TROÇAS DE ESTUDANTES PELA CIDADE


Publicado na Folha de S.Paulo, segunda-feira, 25 de janeiro de 1971

Neste texto foi mantida a grafia original


Todo começo de ano, a cidade vive um clima especial: é epoca de vestibulares. Cerca de 50 mil estudantes movimentam-se na tentativa de ingressar nas faculdades Atingida a meta, o preço a pagar: o trote que os veteranos aplicam nos calouros. Mas a troça estudantil não se limita aos muros das faculdades. De uma maneira ou de outra, a população é chamada a participar.
Isso já constitui tradição em São Paulo. Desde a fundação da primeira faculdade —a Academia de Direito do largo de São Francisco—, as brincadeiras dos estudantes ja eram famosas.
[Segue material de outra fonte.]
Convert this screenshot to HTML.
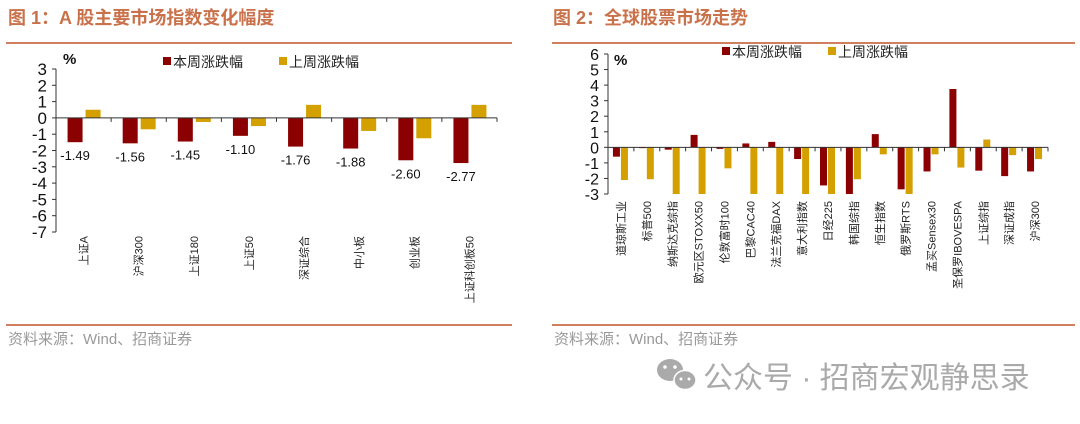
<!DOCTYPE html>
<html><head><meta charset="utf-8">
<style>
body{margin:0;width:1080px;height:419px;background:#fff;overflow:hidden;font-family:"Liberation Sans","Noto Sans CJK SC",sans-serif;}
svg text{font-family:"Liberation Sans","Noto Sans CJK SC",sans-serif;}
</style></head>
<body>
<svg id="s" width="1080" height="419" xmlns="http://www.w3.org/2000/svg">
<text x="8" y="24" font-size="18" font-weight="bold" fill="#c9714a">图 1：A 股主要市场指数变化幅度</text>
<text x="553" y="24" font-size="18" font-weight="bold" fill="#c9714a">图 2：全球股票市场走势</text>
<rect x="6" y="42" width="506" height="2" fill="#d0805e"/>
<rect x="552" y="42" width="523" height="2" fill="#d0805e"/>
<rect x="6" y="324" width="506" height="2" fill="#d0805e"/>
<rect x="552" y="324" width="523" height="2" fill="#d0805e"/>
<text x="8" y="344" font-size="15" fill="#999">资料来源：Wind、招商证券</text>
<text x="554" y="344" font-size="15" fill="#999">资料来源：Wind、招商证券</text>
<g>
<ellipse cx="670" cy="370" rx="13" ry="11" fill="#aaa"/>
<ellipse cx="685" cy="380" rx="11" ry="9.5" fill="#aaa" stroke="#fff" stroke-width="1.5"/>
<circle cx="665" cy="367" r="1.8" fill="#fff"/><circle cx="675" cy="367" r="1.8" fill="#fff"/>
<circle cx="681" cy="379" r="1.5" fill="#fff"/><circle cx="689" cy="379" r="1.5" fill="#fff"/>
</g>
<text x="703" y="388" font-size="30" fill="#aaa">公众号 · 招商宏观静思录</text>
<g id="left"></g>
<g id="right"></g>
</svg>
<script>
const leftCats=["上证A","沪深300","上证180","上证50","深证综合","中小板","创业板","上证科创板50"];
const leftThis=[-1.49,-1.56,-1.45,-1.10,-1.76,-1.88,-2.60,-2.77];
const leftLast=[0.5,-0.7,-0.25,-0.5,0.8,-0.8,-1.25,0.8];
const leftTicks=[3,2,1,0,-1,-2,-3,-4,-5,-6,-7];
const rightCats=["道琼斯工业","标普500","纳斯达克综指","欧元区STOXX50","伦敦富时100","巴黎CAC40","法兰克福DAX","意大利指数","日经225","韩国综指","恒生指数","俄罗斯RTS","孟买Sensex30","圣保罗IBOVESPA","上证综指","深证成指","沪深300"];
const rightThis=[-0.6,-0.05,-0.15,0.8,-0.1,0.25,0.35,-0.75,-2.45,-3.0,0.85,-2.7,-1.55,3.75,-1.5,-1.85,-1.55];
const rightLast=[-2.1,-2.05,-3,-3,-1.35,-3,-3,-3,-3,-2.05,-0.45,-3,-0.45,-1.3,0.5,-0.5,-0.75];
const rightTicks=[6,5,4,3,2,1,0,-1,-2,-3];
const NS="http://www.w3.org/2000/svg";
const RED="#8b0000",GOLD="#d4a000";
function mk(p,tag,at,txt){const e=document.createElementNS(NS,tag);for(const k in at)e.setAttribute(k,at[k]);if(txt!==undefined)e.textContent=txt;p.appendChild(e);return e;}
function chart(g,o){
  const y=v=>o.y0+(o.vmax-v)*(o.y1-o.y0)/(o.vmax-o.vmin);
  const bw=(o.x1-o.x0)/o.cats.length;
  const x=i=>o.x0+bw*i+bw/2;
  let a=mk(g,"line",{x1:o.x0,y1:o.y0,x2:o.x0,y2:o.y1,stroke:"#333","stroke-width":1});
  
  o.ticks.forEach(t=>{
    const tl=mk(g,"line",{x1:o.x0-4,x2:o.x0,y1:y(t),y2:y(t),stroke:"#333"});
    
    const tt=mk(g,"text",{x:o.x0-9,y:y(t)+6,"font-size":o.tfs,"text-anchor":"end",fill:"#111"},String(t));
    
  });
  const u=mk(g,"text",{x:o.ux,y:o.uy,"font-size":15,fill:"#111","font-weight":"bold"},"%");
  
  o.cats.forEach((c,i)=>{
    const cx=x(i);
    const v1=o.a[i],v2=o.b[i];
    const r=mk(g,"rect",{x:cx-o.bwid-o.gap,y:Math.min(y(0),y(v1)),width:o.bwid,height:Math.abs(y(v1)-y(0)),fill:RED});
    
    const r2=mk(g,"rect",{x:cx+o.gap2,y:Math.min(y(0),y(v2)),width:o.bwid,height:Math.abs(y(v2)-y(0)),fill:GOLD});
    
    if(o.labels){
      const lt=mk(g,"text",{x:cx-o.bwid/2-o.gap,y:y(v1)+18,"font-size":13,"text-anchor":"middle",fill:"#111"},v1.toFixed(2));
      
    }
    const ly=o.ly, lx=cx+o.lxo;
    const ct=mk(g,"text",{x:lx,y:ly,"font-size":o.cfs,"text-anchor":"end",fill:"#222",transform:`rotate(-90 ${lx} ${ly})`},c);
    
    if(i>0){const tk=mk(g,"line",{x1:o.x0+bw*i,x2:o.x0+bw*i,y1:y(0),y2:y(0)+4,stroke:"#333"});
      }
  });
  const xa=mk(g,"line",{x1:o.x0,x2:o.x1,y1:y(0),y2:y(0),stroke:"#333","stroke-width":1});
  
  const e=mk(g,"line",{x1:o.x1,x2:o.x1,y1:y(0),y2:y(0)+4,stroke:"#333"});
  
  const lg=mk(g,"g",{});
  
  [[RED,"本周涨跌幅",o.lx1],[GOLD,"上周涨跌幅",o.lx2]].forEach(([col,t,lx])=>{
    const le=mk(lg,"g",{});
    
    mk(le,"rect",{x:lx,y:o.legy-12,width:8,height:8,fill:col});
    mk(le,"text",{x:lx+10,y:o.legy-2,"font-size":14,fill:"#222"},t);
  });
}
chart(document.getElementById("left"),{cats:leftCats,a:leftThis,b:leftLast,ticks:leftTicks,vmax:3,vmin:-7,x0:56,x1:497,y0:69,y1:232,bwid:15,gap:1,gap2:2,labels:true,ly:236,cfs:11,lxo:4,tfs:17,ux:63,uy:64,lx1:163,lx2:279,legy:69});
chart(document.getElementById("right"),{cats:rightCats,a:rightThis,b:rightLast,ticks:rightTicks,vmax:6,vmin:-3,x0:608,x1:1048,y0:54,y1:194,bwid:7,gap:1,gap2:0,labels:false,ly:201,cfs:11,lxo:4,tfs:16,ux:614,uy:65,lx1:722,lx2:828,legy:59});
</script>
</body></html>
Tratava-se no inicio, de pequenos furtos de galinhas e perus dos quintais menos policiados, gaiatices onde o atrativo não era o furto provavelmente dito, mas a emoção da aventura.
Para planejar essas aventuras, os estudantes de então, tomavam todas as cautelas, desde as informações colhidas de vespera sobre o local, os perigos previstos, a espera na sombra noturna, até a possibilidade de ataques de cães e mesmo de pancadas e tiros.
Em certa ocasião, até o veado de ouro, emblema de uma farmacia alemã da rua São Bento —que existe até hoje— desapareceu misteriosamente, certamente obra dos estudantes. O dono da farmácia conseguiu reconquistar o emblema , graças a um anuncio assim: "Farmácia Veado de Ouro. O ilustrissimo senhor ladrão, que levou do frontispício deste estabelecimento o veado de ouro que servia de emblema, terá a bondade de vir ou mandar restituir nesta casa, à rua São Bento. Garante-se absoluto segredo e uma gratificação de 50 mil reis".
Uma das republicas —casas habitadas só por estudantes—, a mais famosa em materia de troças, foi a chamada Comuna, da rua Senador Feijó. Era um sobrado em cuja sacada da frente os estudantes colocaram um manequim, cuja boca se comunicava por um tubo com o interior da sala e dessa forma o boneco falava, cumprimentava os passantes, mas vaiava os professores da Academia,
Um dos estudantes que se celebrizou pela gaiatice, costumava sair muitas vezes à rua, depois da meia-noite, vestido de mulher e armado de palmatoria, acompanhado de um crioulo que conduzia um lampião aceso na cabeça. Cercava os transeuntes retardatarios e lhes dava bolos nas mãos em nome da moralidade, dizendo-se representante da opinião publica. Quando era preciso, o crioulo, sujeito dos mais fortes, o ajudava.
Certas brincadeiras, porem punham em choque os academicos com autoridades policiais, em incidentes que assumiam feições de certa gravidade. Em 1843, durante uma representação no Teatro de Opera, alguns estudantes começaram a tossir de tal forma que o espetaculo não pode continuar. O presidente da Província, que estava presente, orientou ao chefe de polícia que efetuasse a prisão de um academico que se mostrava mais teimoso e insistente que seus colegas. O conflito generalizou-se e terminou com a prisão de diversos estudantes.
Num dia de festa religiosa na Igreja da Sé, os academicos entraram em conflito com os policiais postados na porta. Os guardas tinham missão de impedir que os estudantes assistissem à festa, por temer alguma arruaça. Ao saberem disso, quase todos os academicos tentaram entrar na Igreja. Um comentarista da época, escreveu sobre o conflito: "Nunca se manifestou tanto fervor religioso na classe academica". Até castiçais dos altares da Sé foram usados como armas na luta que se travou.